Das Schreiben hat letzten Endes, so befindet Steffen Popp – und er entschuldigt sich, sehr signifikant, für das altmodische „Unwort“ – immer mit dem Bewußtsein zu tun. Was ist Bewusstsein? fragt er und beantwortet es gleich selbst: das Bilden von Erinnerungen. Ein bemerkenswerter Gedanke, den ich so verstehe: das Betrachten von Existenz schlechthin ist nicht ganz ausreichend, es fehlt die zeitliche, also geschichtliche Komponente.
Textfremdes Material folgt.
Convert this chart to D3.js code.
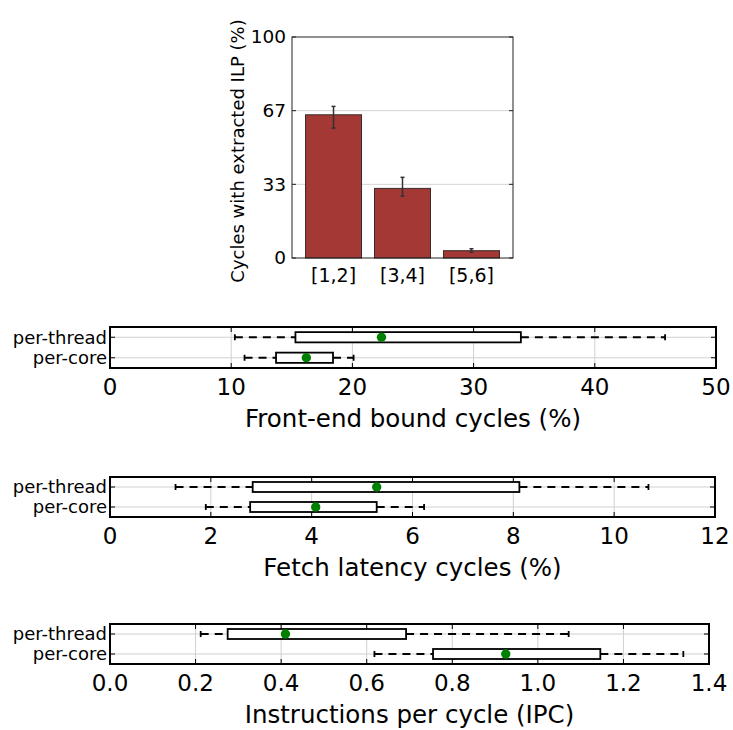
<html>
<script src="https://d3js.org/d3.v7.min.js"></script>
<body style="margin:0">
<script>
// bar chart data
var ilpBins = ['[1,2]', '[3,4]', '[5,6]']
var ilpMean = [64.8, 31.5, 3.3]
var ilpLow = [58.8, 28.0, 2.6]
var ilpHigh = [68.6, 36.5, 4.2]
var ilpTicks = [0, 33.33, 66.67, 100]
var ilpTickLabels = ['0', '33', '67', '100']

// box plots: [whisker low, q1, q3, whisker high, mean]
var groups = ['per-thread', 'per-core']
var frontEndStats = [[10.3, 15.3, 33.9, 45.8, 22.4], [11.1, 13.7, 18.4, 20.1, 16.2]]
var fetchStats = [[1.30, 2.83, 8.12, 10.68, 5.29], [1.90, 2.78, 5.29, 6.23, 4.08]]
var ipcStats = [[0.212, 0.275, 0.692, 1.072, 0.41], [0.618, 0.755, 1.146, 1.340, 0.925]]
var frontEndTicks = [0, 10, 20, 30, 40, 50]
var fetchTicks = [0, 2, 4, 6, 8, 10, 12]
var ipcTicks = [0, 0.2, 0.4, 0.6, 0.8, 1.0, 1.2, 1.4]

var width = 733, height = 730
var font = 'DejaVu Sans'
var svg = d3.select('body').append('svg').attr('width', width).attr('height', height)
    .style('font-family', font)
svg.append('rect').attr('width', width).attr('height', height).attr('fill', 'white')

// ---- bar chart ----
var bx0 = 292, bx1 = 513, by0 = 37, by1 = 258
var x = d3.scaleBand().domain(ilpBins).range([bx0, bx1]).paddingInner(0.188).paddingOuter(0.196)
var y = d3.scaleLinear().domain([0, 100]).range([by1, by0])
var gb = svg.append('g')

gb.selectAll('line.grid').data(ilpTicks.slice(1, 3)).enter().append('line')
    .attr('x1', bx0).attr('x2', bx1).attr('y1', d => y(d)).attr('y2', d => y(d))
    .attr('stroke', '#d4d4d4').attr('stroke-width', 1)

gb.selectAll('rect.bar').data(ilpMean).enter().append('rect')
    .attr('x', (d, i) => x(ilpBins[i])).attr('width', x.bandwidth())
    .attr('y', d => y(d)).attr('height', d => y(0) - y(d))
    .attr('fill', '#a33834').attr('stroke', '#3a2a2a').attr('stroke-width', 1)

var err = gb.selectAll('g.err').data(ilpMean).enter().append('g')
    .attr('stroke', '#333').attr('stroke-width', 1.5)
err.append('line').attr('x1', (d, i) => x(ilpBins[i]) + x.bandwidth() / 2).attr('x2', (d, i) => x(ilpBins[i]) + x.bandwidth() / 2)
    .attr('y1', (d, i) => y(ilpLow[i])).attr('y2', (d, i) => y(ilpHigh[i]))
err.append('line').attr('x1', (d, i) => x(ilpBins[i]) + x.bandwidth() / 2 - 2).attr('x2', (d, i) => x(ilpBins[i]) + x.bandwidth() / 2 + 2)
    .attr('y1', (d, i) => y(ilpLow[i])).attr('y2', (d, i) => y(ilpLow[i]))
err.append('line').attr('x1', (d, i) => x(ilpBins[i]) + x.bandwidth() / 2 - 2).attr('x2', (d, i) => x(ilpBins[i]) + x.bandwidth() / 2 + 2)
    .attr('y1', (d, i) => y(ilpHigh[i])).attr('y2', (d, i) => y(ilpHigh[i]))

// inward ticks left and right
ilpTicks.forEach(function(t) {
    gb.append('line').attr('x1', bx0).attr('x2', bx0 + 4).attr('y1', y(t)).attr('y2', y(t)).attr('stroke', '#222')
    gb.append('line').attr('x1', bx1 - 4).attr('x2', bx1).attr('y1', y(t)).attr('y2', y(t)).attr('stroke', '#222')
})
gb.append('rect').attr('x', bx0).attr('y', by0).attr('width', bx1 - bx0).attr('height', by1 - by0)
    .attr('fill', 'none').attr('stroke', '#222').attr('stroke-width', 1)

gb.selectAll('text.yt').data(ilpTicks).enter().append('text')
    .attr('x', bx0 - 6).attr('y', d => y(d)).attr('dy', '0.35em').attr('text-anchor', 'end')
    .attr('font-size', 18.5).text((d, i) => ilpTickLabels[i])
gb.selectAll('text.xt').data(ilpBins).enter().append('text')
    .attr('x', d => x(d) + x.bandwidth() / 2).attr('y', 282).attr('text-anchor', 'middle')
    .attr('font-size', 19).text(d => d)
gb.append('text').attr('transform', `translate(244, 151) rotate(-90)`)
    .attr('text-anchor', 'middle').attr('font-size', 18).text('Cycles with extracted ILP (%)')

// ---- box plots ----
function boxPanel(stats, ticks, fmt, label, left, right, top, bottom) {
    var g = svg.append('g')
    var xs = d3.scaleLinear().domain([ticks[0], ticks[ticks.length - 1]]).range([left, right])
    var ys = d3.scalePoint().domain(groups).range([top, bottom]).padding(0.5)
    var half = ys.step() * 0.25

    // grid
    g.selectAll('line.vg').data(ticks.slice(1, -1)).enter().append('line')
        .attr('x1', d => xs(d)).attr('x2', d => xs(d)).attr('y1', top).attr('y2', bottom)
        .attr('stroke', '#d0d0d0')
    g.selectAll('line.hg').data(groups).enter().append('line')
        .attr('x1', left).attr('x2', right).attr('y1', d => ys(d)).attr('y2', d => ys(d))
        .attr('stroke', '#d0d0d0')

    var b = g.selectAll('g.box').data(stats).enter().append('g')
        .attr('stroke', 'black').attr('fill', 'none').attr('stroke-width', 1.8)
    // whiskers
    b.append('line').attr('x1', d => xs(d[0])).attr('x2', d => xs(d[1]))
        .attr('y1', (d, i) => ys(groups[i])).attr('y2', (d, i) => ys(groups[i])).attr('stroke-dasharray', '8,6')
    b.append('line').attr('x1', d => xs(d[2])).attr('x2', d => xs(d[3]))
        .attr('y1', (d, i) => ys(groups[i])).attr('y2', (d, i) => ys(groups[i])).attr('stroke-dasharray', '8,6')
    // caps
    b.append('line').attr('x1', d => xs(d[0])).attr('x2', d => xs(d[0]))
        .attr('y1', (d, i) => ys(groups[i]) - 3).attr('y2', (d, i) => ys(groups[i]) + 3)
    b.append('line').attr('x1', d => xs(d[3])).attr('x2', d => xs(d[3]))
        .attr('y1', (d, i) => ys(groups[i]) - 3).attr('y2', (d, i) => ys(groups[i]) + 3)
    // box
    b.append('rect').attr('x', d => xs(d[1])).attr('width', d => xs(d[2]) - xs(d[1]))
        .attr('y', (d, i) => ys(groups[i]) - half).attr('height', half * 2).attr('fill', 'white')
    // mean
    b.append('circle').attr('cx', d => xs(d[4])).attr('cy', (d, i) => ys(groups[i])).attr('r', 4.7)
        .attr('fill', '#008000').attr('stroke', 'none')

    // inward ticks
    ticks.forEach(function(t) {
        g.append('line').attr('x1', xs(t)).attr('x2', xs(t)).attr('y1', top).attr('y2', top + 5).attr('stroke', 'black')
        g.append('line').attr('x1', xs(t)).attr('x2', xs(t)).attr('y1', bottom - 5).attr('y2', bottom).attr('stroke', 'black')
    })
    groups.forEach(function(c) {
        g.append('line').attr('x1', left).attr('x2', left + 5).attr('y1', ys(c)).attr('y2', ys(c)).attr('stroke', 'black')
        g.append('line').attr('x1', right - 5).attr('x2', right).attr('y1', ys(c)).attr('y2', ys(c)).attr('stroke', 'black')
    })
    g.append('rect').attr('x', left).attr('y', top).attr('width', right - left).attr('height', bottom - top)
        .attr('fill', 'none').attr('stroke', 'black').attr('stroke-width', 2)

    g.selectAll('text.cat').data(groups).enter().append('text')
        .attr('x', left - 3).attr('y', d => ys(d)).attr('dy', '0.35em').attr('text-anchor', 'end')
        .attr('font-size', 18).text(d => d)
    g.selectAll('text.xt').data(ticks).enter().append('text')
        .attr('x', d => xs(d)).attr('y', bottom + 27).attr('text-anchor', 'middle')
        .attr('font-size', 23).text(d => fmt(d))
    g.append('text').attr('x', (left + right) / 2).attr('y', bottom + 59).attr('text-anchor', 'middle')
        .attr('font-size', 24.5).text(label)
}

boxPanel(frontEndStats, frontEndTicks, d3.format('d'), 'Front-end bound cycles (%)', 110, 716, 327, 368)
boxPanel(fetchStats, fetchTicks, d3.format('d'), 'Fetch latency cycles (%)', 110, 715, 477, 517)
boxPanel(ipcStats, ipcTicks, d3.format('.1f'), 'Instructions per cycle (IPC)', 110, 709, 624, 664)
</script>
</body>
</html>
Der pure Moment dringt erst ins Bewußtsein, wenn er nicht nur ist, sondern wird. Das Werdende enthält nicht nur das entschieden Vorhandene, sondern auch das sich zusätzlich Bildende. In ihm nun ist zusätzlich vorhanden die Art und Weise wie ich etwas betrachte und als was ich es erinnere. Mein Anteil ist das als erinnerbar Extrahierte und dann das Erinnerte, ich mische es in die Gegenwart und bilde damit Geschichtliches. Wir alle mischen uns auf sehr spezielle und eigene Weise in die Gegenwart, anders geht es nicht, auch als Betrachter. Unsere Anteile machen uns zu Geschichten. Unser Leben lässt sich also erzählen.
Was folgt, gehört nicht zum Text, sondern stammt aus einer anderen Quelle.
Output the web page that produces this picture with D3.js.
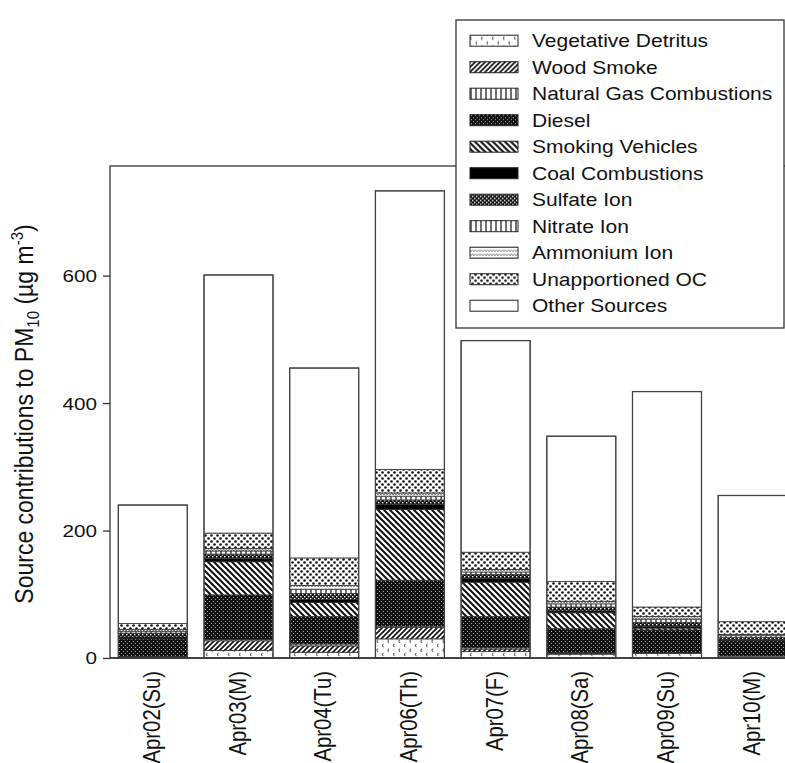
<!DOCTYPE html>
<html><head><meta charset="utf-8">
<script src="https://cdn.jsdelivr.net/npm/d3@7"></script>
<style>
body{margin:0;background:#fff;}
text{font-family:"Liberation Sans",Arial,Helvetica,sans-serif;fill:#111;}
</style>
</head><body>
<svg id="c" width="785" height="763"></svg>
<script>
// ---------- data ----------
const categories = ["Apr02(Su)","Apr03(M)","Apr04(Tu)","Apr06(Th)","Apr07(F)","Apr08(Sa)","Apr09(Su)","Apr10(M)"];
const seriesNames = ["Vegetative Detritus","Wood Smoke","Natural Gas Combustions","Diesel","Smoking Vehicles","Coal Combustions","Sulfate Ion","Nitrate Ion","Ammonium Ion","Unapportioned OC","Other Sources"];
const vegetativeDetritus = [2, 12, 9, 30, 10, 6, 7, 3];
const woodSmoke          = [0, 15, 10, 18, 4, 1, 0, 0];
const naturalGas         = [0, 2, 3, 2, 2, 1, 1, 0];
const diesel             = [28, 70, 43, 72, 49, 38, 36, 24];
const smokingVehicles    = [0, 52, 22, 111, 54, 25, 3, 0];
const coal               = [3, 5, 5, 8, 6, 3, 3, 2];
const sulfateIon         = [6, 7, 9, 7, 6, 6, 6, 3];
const nitrateIon         = [3, 5, 7, 6, 4, 5, 5, 3];
const ammoniumIon        = [3, 4, 6, 5, 4, 4, 4, 2];
const unapportionedOC    = [9, 24, 43, 37, 27, 31, 15, 20];
const otherSources       = [186, 405, 298, 437, 332, 228, 338, 198];
const yTicks = [0, 200, 400, 600];
const yMax = 772;

const seriesValues = [vegetativeDetritus, woodSmoke, naturalGas, diesel, smokingVehicles, coal,
                      sulfateIon, nitrateIon, ammoniumIon, unapportionedOC, otherSources];

const table = categories.map((c, i) => {
  const row = {cat: c};
  seriesNames.forEach((s, k) => row[s] = seriesValues[k][i]);
  return row;
});

// ---------- svg ----------
const svg = d3.select("#c");
const defs = svg.append("defs");
function pat(id, w, h, bg) {
  const p = defs.append("pattern").attr("id", id).attr("patternUnits", "userSpaceOnUse")
    .attr("width", w).attr("height", h);
  p.append("rect").attr("width", w).attr("height", h).attr("fill", bg);
  return p;
}
// 0 vegetative detritus
let p = pat("p0", 11, 9, "#fff");
p.append("path").attr("d", "M4,0.8 q-2.2,1.4 0,3").attr("stroke", "#666").attr("stroke-width", 1.1).attr("fill", "none");
p.append("path").attr("d", "M9.5,5 q-2.2,1.4 0,3").attr("stroke", "#666").attr("stroke-width", 1.1).attr("fill", "none");
// 1 wood smoke ///
p = pat("p1", 5, 5, "#fff");
p.append("path").attr("d", "M0,5 L5,0 M-1,1 L1,-1 M4,6 L6,4").attr("stroke", "#111").attr("stroke-width", 1.7);
// 2 natural gas vertical lines
p = pat("p2", 5, 5, "#fff");
p.append("path").attr("d", "M1,0 V5").attr("stroke", "#111").attr("stroke-width", 1.2);
// 3 diesel dark dotted
p = pat("p3", 4, 4, "#111");
p.append("rect").attr("x", 1).attr("y", 1).attr("width", 1).attr("height", 1).attr("fill", "#aaa");
p.append("rect").attr("x", 3).attr("y", 3).attr("width", 1).attr("height", 1).attr("fill", "#aaa");
// 4 smoking vehicles \\\
p = pat("p4", 6, 6, "#fff");
p.append("path").attr("d", "M0,0 L6,6 M-1,5 L1,7 M5,-1 L7,1").attr("stroke", "#111").attr("stroke-width", 2);
// 5 coal solid black
p = pat("p5", 4, 4, "#000");
// 6 sulfate checker
p = pat("p6", 4, 4, "#111");
p.append("rect").attr("x", 0).attr("y", 0).attr("width", 1.4).attr("height", 1.4).attr("fill", "#fff");
p.append("rect").attr("x", 2).attr("y", 2).attr("width", 1.4).attr("height", 1.4).attr("fill", "#fff");
// 7 nitrate vertical lines
p = pat("p7", 5, 5, "#fff");
p.append("path").attr("d", "M1,0 V5").attr("stroke", "#111").attr("stroke-width", 1.2);
// 8 ammonium zigzag
p = pat("p8", 6, 4, "#fff");
p.append("path").attr("d", "M0,3 L1.5,1 L3,3 L4.5,1 L6,3").attr("stroke", "#888").attr("stroke-width", 1).attr("fill", "none");
// 9 unapportioned OC dots
p = pat("p9", 6, 6, "#fff");
p.append("circle").attr("cx", 1.5).attr("cy", 1.5).attr("r", 1.3).attr("fill", "#111");
p.append("circle").attr("cx", 4.5).attr("cy", 4.5).attr("r", 1.3).attr("fill", "#111");
// 10 other white
p = pat("p10", 4, 4, "#fff");

const fills = seriesNames.map((s, k) => `url(#p${k})`);

// ---------- scales ----------
const x = d3.scaleBand().domain(categories).range([110, 795.5]).paddingInner(0.195).paddingOuter(0.097);
const y = d3.scaleLinear().domain([0, yMax]).range([658, 166]);

// frame
svg.append("rect").attr("x", 110).attr("y", 166).attr("width", 700).attr("height", 492)
  .attr("fill", "none").attr("stroke", "#333").attr("stroke-width", 1.3);

// stacks
const stack = d3.stack().keys(seriesNames)(table);
const layers = svg.append("g").selectAll("g").data(stack).join("g")
  .attr("fill", (d, k) => fills[k]);
layers.selectAll("rect").data(d => d).join("rect")
  .attr("x", d => x(d.data.cat))
  .attr("width", x.bandwidth())
  .attr("y", d => y(d[1]))
  .attr("height", d => Math.max(0, y(d[0]) - y(d[1])))
  .attr("stroke", "#333").attr("stroke-width", 0.8);

// outlines of whole bars
svg.append("g").selectAll("rect").data(table).join("rect")
  .attr("x", d => x(d.cat)).attr("width", x.bandwidth())
  .attr("y", d => y(d3.sum(seriesNames, s => d[s])))
  .attr("height", d => y(0) - y(d3.sum(seriesNames, s => d[s])))
  .attr("fill", "none").attr("stroke", "#444").attr("stroke-width", 1.3);

// y axis
const yAxis = svg.append("g").attr("transform", "translate(110,0)")
  .call(d3.axisLeft(y).tickValues(yTicks).tickSize(7).tickPadding(6).tickFormat(d3.format("d")));
yAxis.select(".domain").remove();
yAxis.selectAll("line").attr("stroke", "#333").attr("stroke-width", 1.3);
yAxis.selectAll(".tick text").attr("font-size", 17).attr("fill", "#111")
  .attr("x", 0).attr("dy", "0.35em")
  .attr("text-anchor", "end")
  .attr("transform", "translate(-13,0) scale(1.22,1)");

// bottom axis line
svg.append("line").attr("x1", 110).attr("x2", 800).attr("y1", 658).attr("y2", 658)
  .attr("stroke", "#333").attr("stroke-width", 1.3);

// x labels
svg.append("g").selectAll("text").data(categories).join("text")
  .attr("transform", d => `translate(${x(d) + x.bandwidth() / 2 + 7},671) scale(1.18,1) rotate(-90)`)
  .attr("text-anchor", "end").attr("font-size", 20.3)
  .text(d => d);

// y title
const yt = svg.append("text")
  .attr("transform", "translate(33,414) scale(1.12,1) rotate(-90)")
  .attr("text-anchor", "middle").attr("font-size", 23);
yt.append("tspan").text("Source contributions to PM");
yt.append("tspan").attr("font-size", 15).attr("dy", 5).text("10");
yt.append("tspan").attr("dy", -5).text(" (µg m");
yt.append("tspan").attr("font-size", 15).attr("dy", -9).text("-3");
yt.append("tspan").attr("dy", 9).text(")");

// legend
const lg = svg.append("g");
lg.append("rect").attr("x", 456).attr("y", 20).attr("width", 328).attr("height", 308)
  .attr("fill", "#fff").attr("stroke", "#333").attr("stroke-width", 1.3);
const rows = lg.selectAll("g.row").data(seriesNames).join("g").attr("class", "row")
  .attr("transform", (d, i) => `translate(0,${40.7 + i * 26.5})`);
rows.append("rect").attr("x", 470).attr("y", -5.5).attr("width", 48).attr("height", 11)
  .attr("fill", (d, k) => fills[k]).attr("stroke", "#222").attr("stroke-width", 1);
rows.append("text").attr("transform", "translate(532,0) scale(1.2,1)")
  .attr("dy", "0.36em").attr("font-size", 17.5).text(d => d);
</script>
</body></html>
Natürlich ist das meine eigene und sehr spontane Interpretation, die ich eigentlich schon wieder aus dem Text streichen wollte. Ich laß sie hier trotzdem stehen, um beispielhaft zu zeigen, in welchen Regionen die Auseinandersetzung mit dem „Treffen“ stattfinden kann (muß). Gerade Steffen Popp schafft es immer wieder als Reizfigur zu fungieren, vielleicht hat man deshalb geglaubt, ihn in einer Rezension gar als „spleenig“ bezeichnen zu müssen. Für Popp eigentlich ein Lob, denn genau diese kraftvolle Individualitätsabgrenzung bildet für ihn ein zentrales Moment des schriftstellerischen Überlebens. Wahrhaftigkeit ist dabei ein weiteres Stichwort, das von Jagoda Marinić eingeführt wird, die insgesamt dem Treffen eine sehr geerdete und lebensnahe Komponente beimischt. Auch ihre nach Stichworten geordnete Poetik liest sich spannend und ungeheuer gewinnbringend. Viele Sätze von ihr behaupten sich gegen die Verkopfung und die Auswalzung zur Fläche. Es ist hier leider nicht der Raum weiter detailliert auf die Inhalte einzugehen, es gibt viele interessante Ansätze und persönliche Noten, Name für Name wäre zu nennen und die spezifische Sichtweise jeweils herauszuarbeiten.
Eine Arbeit, die der Leser des Buches machen sollte, denn sie allein führt zu dem Gewinn, der letzten Endes im Abgleich, in der eigenen Verortung liegt. Dazu ist das Buch gedacht. Die manchmal doch als so quälend empfundene Ichhaftigkeit sehr wohl zu begreifen als Chance den Weltdurchfluß, einen ganz individuellen, immer einzigartigen, in die Beschreibung zu holen in einer ganz eigenen Sprache. Jedes authentische Einholen und Beschreiben wird zu einem individuellen Ausgesetztsein, was die Literatur lebendig macht. Und natürlich ist es weiterhin möglich, gute Bücher auch ohne diese theoretischen Auseinandersetzungen zu schreiben. Die interessantesten, finde ich und das wird so bleiben, schreibt nach wie vor das Leben.
Martin Bruch u.a. (Hrg.) „Treffen“. Poetiken der Gegenwart – ein Werkstattbuch. BELLA triste, Hildesheim 2008.